Aston Martin technical director Dan Fallows has warned Mercedes and Ferrari the longer they take to change their car’s concepts, “the harder it is to do”.
Last season, despite predictions Formula 1 could have 20 similar looking cars on the grid as the sport introduced ground effect aerodynamic cars, the teams surprised many especially when it came to the sidepods.
While Red Bull went with an undercut to channel airflow, Ferrari opted for baby baths and Mercedes went with no sidepods at all. As for Aston Martin, they swapped to the Red Bull philosophy at the Spanish Grand Prix.
This season has seen more teams move towards the Red Bull design, after all they did claim the 2022 championship double having won 17 of the 22 races.
Mercedes and Ferrari, however, stayed true to their own concepts. But the results suggest that has been to their detriment.
While Red Bull have raced to five wins in five races, Aston Martin, with their ‘third’ Red Bull as Christian Horner and Helmut Marko put it, are second in the championship with four podiums.
That’s double the number claimed by Mercedes and Ferrari combined leading to speculation that the former champions are set to ditch their current concepts and go down the Red Bull route.
Although Ferrari have downplayed those reports, Mercedes are expected to unveil their new look at the next race, the Monaco Grand Prix.

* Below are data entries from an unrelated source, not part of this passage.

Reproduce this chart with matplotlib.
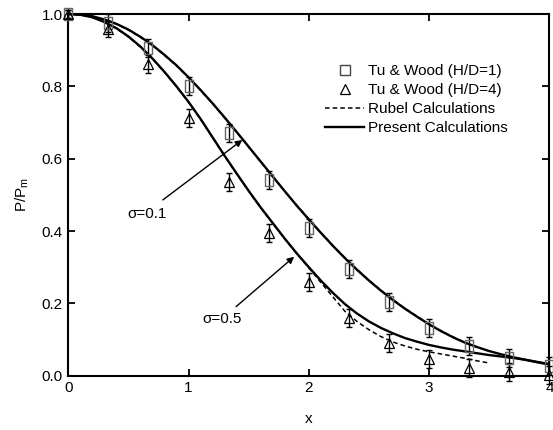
import numpy as np
import matplotlib
matplotlib.use("Agg")
import matplotlib.pyplot as plt
from matplotlib.lines import Line2D

plt.rcParams['font.family'] = ['Liberation Sans', 'DejaVu Sans']

# Tu & Wood measurements
x_exp = [0, 1/3, 2/3, 1, 4/3, 5/3, 2, 7/3, 8/3, 3, 10/3, 11/3, 4]
p_hd1 = [1.0, 0.976, 0.905, 0.801, 0.672, 0.541, 0.409, 0.295, 0.203, 0.133, 0.082, 0.050, 0.028]
p_hd4 = [1.0, 0.958, 0.861, 0.713, 0.536, 0.395, 0.260, 0.159, 0.091, 0.046, 0.020, 0.009, 0.002]
err_hd1 = [0.012, 0.025, 0.025, 0.025, 0.025, 0.025, 0.025, 0.025, 0.025, 0.025, 0.025, 0.025, 0.025]
err_hd4 = [0.012, 0.022, 0.025, 0.025, 0.025, 0.025, 0.025, 0.025, 0.025, 0.025, 0.025, 0.025, 0.025]

# present calculations, sampled every 0.1 in x
x_calc = np.linspace(0, 4, 41)
p_s01 = [1.000, 0.999, 0.994, 0.985, 0.973, 0.957, 0.937, 0.914, 0.887, 0.858,
         0.825, 0.790, 0.753, 0.714, 0.674, 0.633, 0.592, 0.551, 0.510, 0.470,
         0.432, 0.395, 0.359, 0.325, 0.293, 0.263, 0.235, 0.209, 0.185, 0.163,
         0.142, 0.123, 0.106, 0.091, 0.079, 0.068, 0.059, 0.051, 0.044, 0.037,
         0.031]
p_s05 = [1.000, 0.998, 0.991, 0.978, 0.961, 0.938, 0.910, 0.877, 0.840, 0.800,
         0.757, 0.710, 0.659, 0.608, 0.559, 0.511, 0.465, 0.422, 0.379, 0.338,
         0.300, 0.263, 0.229, 0.198, 0.172, 0.150, 0.132, 0.117, 0.104, 0.094,
         0.085, 0.078, 0.072, 0.067, 0.062, 0.057, 0.053, 0.049, 0.044, 0.038,
         0.032]

# Rubel calculations
x_rub = np.linspace(0, 3.5, 36)
p_rub01 = [1.000, 0.999, 0.994, 0.985, 0.972, 0.956, 0.936, 0.913, 0.886, 0.857,
           0.824, 0.789, 0.752, 0.713, 0.673, 0.632, 0.591, 0.550, 0.510, 0.471,
           0.433, 0.396, 0.360, 0.326, 0.294, 0.264, 0.236, 0.210, 0.186, 0.164,
           0.143, 0.124, 0.107, 0.092, 0.079, 0.068]
p_rub05 = [1.000, 0.998, 0.991, 0.978, 0.960, 0.937, 0.909, 0.876, 0.839, 0.799,
           0.756, 0.709, 0.658, 0.607, 0.558, 0.510, 0.464, 0.421, 0.378, 0.337,
           0.298, 0.258, 0.218, 0.178, 0.150, 0.127, 0.108, 0.093, 0.082, 0.073,
           0.066, 0.060, 0.054, 0.048, 0.041, 0.035]

fig = plt.figure(figsize=(5.53, 4.30), dpi=100)
ax = fig.add_axes([0.1235, 0.1263, 0.870, 0.841])

ax.plot(x_calc, p_s01, color='black', lw=1.7)
ax.plot(x_calc, p_s05, color='black', lw=1.7)
ax.plot(x_rub, p_rub01, color='black', lw=1.1, ls=(0, (3, 2)))
ax.plot(x_rub, p_rub05, color='black', lw=1.1, ls=(0, (3, 2)))

# tall open rectangle for the H/D=1 points
rect = [(-0.35, -0.5), (0.35, -0.5), (0.35, 0.5), (-0.35, 0.5), (-0.35, -0.5)]

ax.errorbar(x_exp, p_hd1, yerr=err_hd1, fmt='none', ecolor='black',
            elinewidth=1.0, capsize=2.5, capthick=1.0, clip_on=False, zorder=3)
ax.plot(x_exp, p_hd1, ls='none', marker=rect, mfc='none', mec='#666666', mew=1.0,
        ms=9, clip_on=False, zorder=4)
ax.errorbar(x_exp, p_hd4, yerr=err_hd4, fmt='none', ecolor='black',
            elinewidth=1.0, capsize=2.5, capthick=1.0, clip_on=False, zorder=3)
ax.plot(x_exp, p_hd4, ls='none', marker='^', mfc='none', mec='black', mew=0.9,
        ms=6.5, clip_on=False, zorder=4)

arrow = dict(arrowstyle='-|>', color='black', lw=1.0, mutation_scale=10,
             shrinkA=0, shrinkB=0)
ax.text(0.495, 0.436, 'σ=0.1', fontsize=11)
ax.annotate('', xy=(1.447, 0.652), xytext=(0.786, 0.486), arrowprops=arrow)
ax.text(1.116, 0.147, 'σ=0.5', fontsize=11)
ax.annotate('', xy=(1.878, 0.329), xytext=(1.395, 0.191), arrowprops=arrow)

ax.set_xlim(0, 4)
ax.set_ylim(0, 1.0)
ax.set_xticks([0, 1, 2, 3, 4])
ax.set_yticks([0.0, 0.2, 0.4, 0.6, 0.8, 1.0])
ax.set_yticklabels(['0.0', '0.2', '0.4', '0.6', '0.8', '1.0'])
ax.tick_params(direction='in', top=True, right=True, length=5, width=1.3,
               labelsize=11, pad=4)
for s in ax.spines.values():
    s.set_linewidth(1.5)

ax.set_xlabel('x', fontsize=11, labelpad=12)
ax.set_ylabel('P/P$_{\\mathregular{m}}$', fontsize=11, labelpad=8)

handles = [
    Line2D([], [], ls='none', marker='s', mfc='none', mec='#444444', mew=1.0, ms=7),
    Line2D([], [], ls='none', marker='^', mfc='none', mec='black', mew=0.9, ms=7),
    Line2D([], [], color='black', lw=1.1, ls=(0, (3, 2))),
    Line2D([], [], color='black', lw=1.7),
]
labels = ['Tu & Wood (H/D=1)', 'Tu & Wood (H/D=4)', 'Rubel Calculations',
          'Present Calculations']
ax.legend(handles, labels, loc='upper left', bbox_to_anchor=(0.533, 0.861),
          frameon=False, fontsize=11, handlelength=2.6, handletextpad=0.25,
          labelspacing=0.33, borderpad=0, borderaxespad=0)

fig.savefig('out.png', dpi=100)
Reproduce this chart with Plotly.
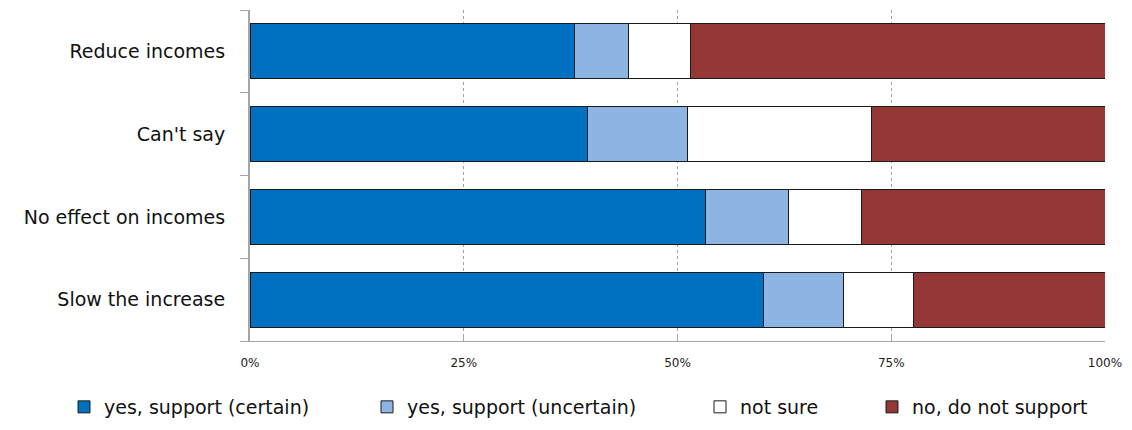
import plotly.graph_objects as go

# Survey response shares (%) by expected effect on incomes
categories = ["Reduce incomes", "Can't say", "No effect on incomes", "Slow the increase"]
yes_certain = [37.9, 39.5, 53.3, 60.0]
yes_uncertain = [6.4, 11.7, 9.7, 9.4]
not_sure = [7.2, 21.5, 8.5, 8.2]
no_support = [48.5, 27.3, 28.5, 22.4]

tick_vals = [0, 25, 50, 75, 100]
tick_text = ["0%", "25%", "50%", "75%", "100%"]

series = [
    ("yes, support (certain)", yes_certain, "#0070C0", "legend"),
    ("yes, support (uncertain)", yes_uncertain, "#8EB4E3", "legend2"),
    ("not sure", not_sure, "#FFFFFF", "legend3"),
    ("no, do not support", no_support, "#953735", "legend4"),
]

FONT = "DejaVu Sans"

fig = go.Figure()
for name, vals, color, leg in series:
    fig.add_trace(go.Bar(
        y=categories, x=vals, name=name, orientation="h",
        marker=dict(color=color, line=dict(color="#1a1a1a", width=1)),
        legend=leg, hoverinfo="x+name",
    ))

W, H = 1132, 430
legend_text_x = [106, 409, 742, 914]
legend_common = dict(
    orientation="h", xref="container", yref="container",
    yanchor="middle", y=1 - 407 / H, xanchor="left",
    font=dict(family=FONT, size=19, color="#111111"),
    bgcolor="rgba(0,0,0,0)", itemwidth=30, tracegroupgap=0,
)
legends = {}
for i, tx in enumerate(legend_text_x):
    key = "legend" if i == 0 else f"legend{i + 1}"
    legends[key] = dict(legend_common, x=(tx - 42) / W)

fig.update_layout(
    width=W, height=H,
    barmode="stack", bargap=0.337,
    plot_bgcolor="white", paper_bgcolor="white",
    margin=dict(l=250, r=20, t=10, b=89),
    showlegend=True,
    xaxis=dict(
        range=[0, 100], tickvals=tick_vals, ticktext=tick_text,
        showgrid=True, gridcolor="#a0a0a0", griddash="dot", gridwidth=1,
        showline=True, linecolor="#a6a6a6", linewidth=1,
        ticks="inside", ticklen=5, tickcolor="#a6a6a6",
        tickfont=dict(family=FONT, size=12, color="#222222"),
        ticklabelstandoff=11, zeroline=False, fixedrange=True,
    ),
    yaxis=dict(
        categoryorder="array", categoryarray=categories[::-1],
        showline=True, linecolor="#a6a6a6", linewidth=2,
        ticks="outside", ticklen=8, tickcolor="#a6a6a6", tickson="boundaries",
        tickfont=dict(family=FONT, size=19, color="#111111"),
        ticklabelstandoff=19, showgrid=False, fixedrange=True,
    ),
    **legends,
)

fig.write_html("out.html")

But while Fallows has warned the Brackley squad that changing the design philosophy is a “very difficult” shift, he says it’s best to do it sooner rather than later.
“Once you’ve gone down the route of an aerodynamic concept particularly, it’s very difficult to shift fundamentally,” he said as per The Race.
“And also, you have to really believe that that’s the right thing to do.
“There are conceptual differences between us and Ferrari, for example, and Mercedes and we’re actually very similar in pace at the moment.
“So, I think it would be difficult for either of those teams to say that they’ve gone either in the wrong direction or they don’t want to change.
“It’ll be interesting to see whether anybody does shift it, but the longer time goes on, the harder that is to do.”
Last season Aston Martin showed what could be done by gambling on a new concept.
The team introduced a B-spec ‘green Red Bull’ at the Spanish Grand Prix and, having scored just six points in the first five races with the old-spec car, increased their tally to 55 by the end of the season.
This year, continuing with the Red Bull-esque look, Aston Martin already have 102 points and sit ahead of Mercedes and Ferrari in the standings.